Leaving Japan was rough. Leaving my brother alone, impossible.

I took a temp admin job back in my hometown. That temp job led into another.

I didn’t know what I wanted to do. I knew only that I did not want to practice law–never, no way, no how.

An upbeat blonde woman showed up at my desk one day. “Hi! Are you Alicia?”

“I’m Deborah,” I replied, smiling. “Alicia sits–you know what, let me just walk you over there!” I didn’t trust my Cubeville direction skills.

Tara and I chatted the thirty seconds over to Alicia’s desk. I enjoyed each of those seconds. Apparently she did, too; when my then-manager casually mentioned to her that my contract was up, she decided to hire me.

Tara was responsible for technology contracts at the company.

Until she saw my resume, she meant to extend me as an admin. After she saw my resume, she worked her mad mojo to get me negotiating contracts.

Much as I didn’t want to think about anything law related ever again, I had to admit to myself I was not a great admin. I wondered what I’d really have to lose by trying.

For Tara, with Tara, I was willing to try.

I could write a tome about Tara, whose title was manager but role was leader.

This is not the place for a tome.* Instead of telling you every one of the countless ways she led instead of managing, I will tell you she led. She saw the difference between what was and what could be, using her insight to skillfully–with kindness and clarity–guide her direct reports to bridge the gaps between the two. Her lessons setting both expectations and boundaries improved my personal life as well as my professional one.

She did this all over the course of roughly a half a year before leaving the company. My sadness at losing her as a manager was softened by knowing I’d temporarily report to Louise, who was very little like Tara save in her skill leading.

Tara’s long-term replacement was more of a manager than a leader, dealing in tasks instead of opportunities. She was fine, but “fine” was tough to embrace after more than a year of exceptional guidance.

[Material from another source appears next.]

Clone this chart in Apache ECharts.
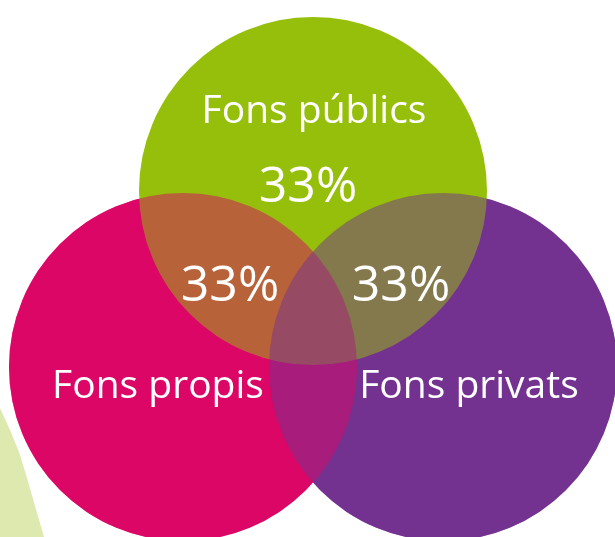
<!DOCTYPE html>
<html><head><meta charset="utf-8">
<script src="https://cdn.jsdelivr.net/npm/echarts@6/dist/echarts.min.js"></script>
<style>html,body{margin:0;padding:0;background:#fff}#c{width:615px;height:537px}</style>
</head><body><div id="c"></div>
<script>
// ---- data ----
const setNames = ['Fons propis', 'Fons privats', 'Fons públics'];
const setCenterX = [183, 443, 313];
const setCenterY = [367, 367, 191];
const setRadius = [174, 174, 174];
const regionNames = ['Fons públics', 'Fons públics ∩ Fons propis', 'Fons públics ∩ Fons privats'];
const regionValues = [33, 33, 33];

// ---- styles / layout ----
const setColors = ['#DC0667', '#733190', '#95BF0B'];
const solidOrder = [1, 0, 2];      // draw order of opaque circles
const blendOrder = [0, 1];         // half-transparent re-draws to mix overlaps
const setLabelPos = [[158, 387], [469, 387], [314, 112]];
const regionLabelPos = [[230, 188], [230, 287], [401, 287]];
regionLabelPos[0][0] = 308;
const nameFont = '39px "Open Sans"';
const pctFont = '50px "Open Sans"';

const chart = echarts.init(document.getElementById('c'), null, {renderer: 'canvas'});

function circleData(order, alpha) {
  return order.map(i => ({value: [setCenterX[i], setCenterY[i], setRadius[i], i, alpha], name: setNames[i]}));
}
function renderCircle(params, api) {
  const c = api.coord([api.value(0), api.value(1)]);
  const r = api.size([api.value(2), 0])[0];
  const idx = api.value(3);
  return {type: 'circle', shape: {cx: c[0], cy: c[1], r: r},
          style: {fill: setColors[idx], opacity: api.value(4)}};
}
function renderText(font) {
  return function (params, api) {
    const c = api.coord([api.value(0), api.value(1)]);
    return {type: 'text', x: c[0], y: c[1],
            style: {text: api.value(2), fill: '#ffffff', font: font,
                    textAlign: 'center', textVerticalAlign: 'middle', align: 'center', verticalAlign: 'middle'}};
  };
}

const option = {
  animation: false,
  backgroundColor: '#ffffff',
  grid: {left: 0, right: 0, top: 0, bottom: 0},
  xAxis: {type: 'value', min: 0, max: 615, show: false},
  yAxis: {type: 'value', min: 0, max: 537, inverse: true, show: false},
  graphic: [{
    type: 'polygon', z: 0, silent: true,
    shape: {points: [[0, 408], [10, 430], [19, 452], [27, 478], [35, 506], [44, 537], [0, 537]]},
    style: {fill: '#DDE9AF'}
  }],
  series: [
    {type: 'custom', name: 'sets', z: 2, silent: true, renderItem: renderCircle,
     data: circleData(solidOrder, 1)},
    {type: 'custom', name: 'overlaps', z: 3, silent: true, renderItem: renderCircle,
     data: circleData(blendOrder, 0.5)},
    {type: 'custom', name: 'setLabels', z: 4, silent: true, renderItem: renderText(nameFont),
     dimensions: ['x', 'y', {name: 'label', type: 'ordinal'}],
     data: setNames.map((n, i) => [setLabelPos[i][0], setLabelPos[i][1], n])},
    {type: 'custom', name: 'regionLabels', z: 4, silent: true, renderItem: renderText(pctFont),
     dimensions: ['x', 'y', {name: 'label', type: 'ordinal'}],
     data: regionValues.map((v, i) => [regionLabelPos[i][0], regionLabelPos[i][1], v + '%'])}
  ]
};
chart.setOption(option);
</script></body></html>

I was fortunate by then to have enough first-hand experience revealing how very wrong my mom was. Women could indeed make fine leaders. And if a woman failed to lead well?

It’s for a million factors, none of which need have anything to do with her gender.

To boil her down to a single factor is to perpetrate biases like my mom’s.

Those biases shape the future.

I’m not like Tara.

I’m not like Louise.

I’m Deborah. And I, I will lead in my own way.**

I will make mistakes, and I will learn from them. I will see potential and help translate it to actual and someday, if I have done as well as I know I can, be remembered by others the way I will forever remember Tara and Louise.

* Also, as of my typing this footnote, it’s T-13 minutes until my littlest one begins howling his good morning.

** Someday, Pete’s girls, knowing the sky as unlikely the limit, will also lead in their own ways. What a thought!

  1. June 17, 2015 at 5:15 am

    People will love working with you.

    • June 17, 2015 at 5:41 am

      I surely hope they love the overall, even if some of the “growth opportunity” moments are uncomfortable (to start)!

  2. June 17, 2015 at 6:55 am

    Leaders come in both genders, from all backgrounds, in all shapes and sizes. We can’t tell great leaders by looking at them, but within a short time their actions announce their presence. Glad you had a great one. (And something tells me you’re a pretty great one yourself!)

  3. June 17, 2015 at 7:09 am

    I follow (loosely used term here) a guy by the name of John Maxwell. Great leader trainer. If you have not had the chance, might I recommend buying one his books. He has some pretty phenomenal insight into leadership.

  4. June 17, 2015 at 2:15 pm

    Years back a woman I worked with told me (and firmly believed) that men were ‘born’ with management skills that no woman could have. Which was the first time I had ever heard a penis described as management skills.
    Leaders are rare, of either gender, and should be cherished and nurtured. And applauded. We need them. We also need the rank and file. Who should also be cherished, nurtured and applauded. Vive le difference.

  5. June 17, 2015 at 6:18 pm

    I always feel like criticism of women and their capabilities is nonsensical. Women are raising the vast majority of our population. Seriously, if women were not capable of all the management and negotiation and sheer work involved having children, how did the critic’s generation make it to adulthood?

  6. June 17, 2015 at 8:47 pm

    I, too, enjoyed my “bad kids”….they were the ones that ultimately challenged me, appreciated me and made me “grow” as a teacher and a human being…..I don’t know how you will manage or not manage, but I know this – your managerial skills (or lack there of) have nothing to do with your gender. Good luck, Deborah. I look forward to reading about your experiences… 🙂

  7. June 20, 2015 at 9:44 am

    I have a similar story, back in my early career. Her name was Katie — and her lessons (ostensibly on staff management) still inform my daily thinking in a myriad of ways.